>> begin MATERIAL

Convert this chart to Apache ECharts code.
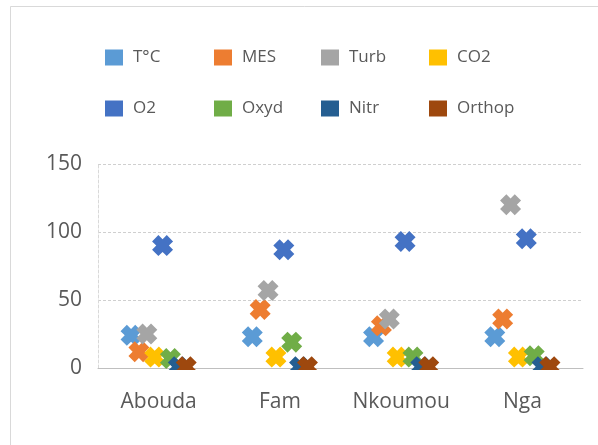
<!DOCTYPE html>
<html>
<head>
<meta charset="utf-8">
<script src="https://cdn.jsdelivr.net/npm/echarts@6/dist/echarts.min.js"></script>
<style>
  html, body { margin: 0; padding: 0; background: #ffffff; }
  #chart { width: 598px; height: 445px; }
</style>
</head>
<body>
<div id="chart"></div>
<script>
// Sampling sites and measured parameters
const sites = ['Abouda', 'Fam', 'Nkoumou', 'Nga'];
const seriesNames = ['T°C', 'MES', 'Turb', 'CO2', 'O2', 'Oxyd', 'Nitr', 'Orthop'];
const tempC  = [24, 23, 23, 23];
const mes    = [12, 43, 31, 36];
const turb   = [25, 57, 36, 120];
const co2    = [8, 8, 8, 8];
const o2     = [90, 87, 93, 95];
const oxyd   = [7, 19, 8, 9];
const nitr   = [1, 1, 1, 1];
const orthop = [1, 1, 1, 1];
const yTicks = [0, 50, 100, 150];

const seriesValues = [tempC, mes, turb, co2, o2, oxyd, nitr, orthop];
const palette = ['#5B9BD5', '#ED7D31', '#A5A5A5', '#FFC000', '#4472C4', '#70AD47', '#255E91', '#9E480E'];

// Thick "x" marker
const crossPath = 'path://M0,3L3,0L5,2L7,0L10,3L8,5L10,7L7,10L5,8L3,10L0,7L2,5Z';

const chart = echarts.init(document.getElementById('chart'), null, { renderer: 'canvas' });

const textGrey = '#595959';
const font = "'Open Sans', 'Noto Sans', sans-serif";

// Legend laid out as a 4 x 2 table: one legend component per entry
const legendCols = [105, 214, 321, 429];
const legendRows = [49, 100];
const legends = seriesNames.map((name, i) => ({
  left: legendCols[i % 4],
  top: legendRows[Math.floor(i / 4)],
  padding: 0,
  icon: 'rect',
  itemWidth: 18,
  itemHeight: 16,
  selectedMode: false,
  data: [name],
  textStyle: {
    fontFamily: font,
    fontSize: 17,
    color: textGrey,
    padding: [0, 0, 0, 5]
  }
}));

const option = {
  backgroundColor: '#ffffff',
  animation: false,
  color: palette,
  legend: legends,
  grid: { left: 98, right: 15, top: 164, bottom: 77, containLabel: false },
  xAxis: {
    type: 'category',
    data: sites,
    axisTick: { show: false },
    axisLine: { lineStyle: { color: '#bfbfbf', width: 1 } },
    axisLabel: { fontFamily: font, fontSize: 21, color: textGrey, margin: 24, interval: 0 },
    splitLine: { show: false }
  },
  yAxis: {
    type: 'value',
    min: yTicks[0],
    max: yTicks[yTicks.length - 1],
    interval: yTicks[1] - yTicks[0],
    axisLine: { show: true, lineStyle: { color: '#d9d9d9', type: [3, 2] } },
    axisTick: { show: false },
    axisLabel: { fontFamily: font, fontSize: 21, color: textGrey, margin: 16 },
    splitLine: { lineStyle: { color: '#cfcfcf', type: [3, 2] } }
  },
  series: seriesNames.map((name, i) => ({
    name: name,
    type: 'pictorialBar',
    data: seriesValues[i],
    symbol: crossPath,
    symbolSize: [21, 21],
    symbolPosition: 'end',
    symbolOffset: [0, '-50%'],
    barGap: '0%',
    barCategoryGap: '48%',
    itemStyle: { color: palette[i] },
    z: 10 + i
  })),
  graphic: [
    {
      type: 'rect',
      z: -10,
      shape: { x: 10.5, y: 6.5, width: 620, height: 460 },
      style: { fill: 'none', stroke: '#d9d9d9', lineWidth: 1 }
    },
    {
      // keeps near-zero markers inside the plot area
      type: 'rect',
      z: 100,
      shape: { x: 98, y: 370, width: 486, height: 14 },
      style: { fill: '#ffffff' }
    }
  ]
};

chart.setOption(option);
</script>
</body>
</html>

>> end MATERIAL

*AIM*: Omitting all images, print the listing exactly.

*TASK SOLUTION*:
Convert this chart to Apache ECharts code.
<!DOCTYPE html>
<html>
<head>
<meta charset="utf-8">
<script src="https://cdn.jsdelivr.net/npm/echarts@6/dist/echarts.min.js"></script>
<style>
  html, body { margin: 0; padding: 0; background: #ffffff; }
  #chart { width: 598px; height: 445px; }
</style>
</head>
<body>
<div id="chart"></div>
<script>
// Sampling sites and measured parameters
const sites = ['Abouda', 'Fam', 'Nkoumou', 'Nga'];
const seriesNames = ['T°C', 'MES', 'Turb', 'CO2', 'O2', 'Oxyd', 'Nitr', 'Orthop'];
const tempC  = [24, 23, 23, 23];
const mes    = [12, 43, 31, 36];
const turb   = [25, 57, 36, 120];
const co2    = [8, 8, 8, 8];
const o2     = [90, 87, 93, 95];
const oxyd   = [7, 19, 8, 9];
const nitr   = [1, 1, 1, 1];
const orthop = [1, 1, 1, 1];
const yTicks = [0, 50, 100, 150];

const seriesValues = [tempC, mes, turb, co2, o2, oxyd, nitr, orthop];
const palette = ['#5B9BD5', '#ED7D31', '#A5A5A5', '#FFC000', '#4472C4', '#70AD47', '#255E91', '#9E480E'];

// Thick "x" marker
const crossPath = 'path://M0,3L3,0L5,2L7,0L10,3L8,5L10,7L7,10L5,8L3,10L0,7L2,5Z';

const chart = echarts.init(document.getElementById('chart'), null, { renderer: 'canvas' });

const textGrey = '#595959';
const font = "'Open Sans', 'Noto Sans', sans-serif";

// Legend laid out as a 4 x 2 table: one legend component per entry
const legendCols = [105, 214, 321, 429];
const legendRows = [49, 100];
const legends = seriesNames.map((name, i) => ({
  left: legendCols[i % 4],
  top: legendRows[Math.floor(i / 4)],
  padding: 0,
  icon: 'rect',
  itemWidth: 18,
  itemHeight: 16,
  selectedMode: false,
  data: [name],
  textStyle: {
    fontFamily: font,
    fontSize: 17,
    color: textGrey,
    padding: [0, 0, 0, 5]
  }
}));

const option = {
  backgroundColor: '#ffffff',
  animation: false,
  color: palette,
  legend: legends,
  grid: { left: 98, right: 15, top: 164, bottom: 77, containLabel: false },
  xAxis: {
    type: 'category',
    data: sites,
    axisTick: { show: false },
    axisLine: { lineStyle: { color: '#bfbfbf', width: 1 } },
    axisLabel: { fontFamily: font, fontSize: 21, color: textGrey, margin: 24, interval: 0 },
    splitLine: { show: false }
  },
  yAxis: {
    type: 'value',
    min: yTicks[0],
    max: yTicks[yTicks.length - 1],
    interval: yTicks[1] - yTicks[0],
    axisLine: { show: true, lineStyle: { color: '#d9d9d9', type: [3, 2] } },
    axisTick: { show: false },
    axisLabel: { fontFamily: font, fontSize: 21, color: textGrey, margin: 16 },
    splitLine: { lineStyle: { color: '#cfcfcf', type: [3, 2] } }
  },
  series: seriesNames.map((name, i) => ({
    name: name,
    type: 'pictorialBar',
    data: seriesValues[i],
    symbol: crossPath,
    symbolSize: [21, 21],
    symbolPosition: 'end',
    symbolOffset: [0, '-50%'],
    barGap: '0%',
    barCategoryGap: '48%',
    itemStyle: { color: palette[i] },
    z: 10 + i
  })),
  graphic: [
    {
      type: 'rect',
      z: -10,
      shape: { x: 10.5, y: 6.5, width: 620, height: 460 },
      style: { fill: 'none', stroke: '#d9d9d9', lineWidth: 1 }
    },
    {
      // keeps near-zero markers inside the plot area
      type: 'rect',
      z: 100,
      shape: { x: 98, y: 370, width: 486, height: 14 },
      style: { fill: '#ffffff' }
    }
  ]
};

chart.setOption(option);
</script>
</body>
</html>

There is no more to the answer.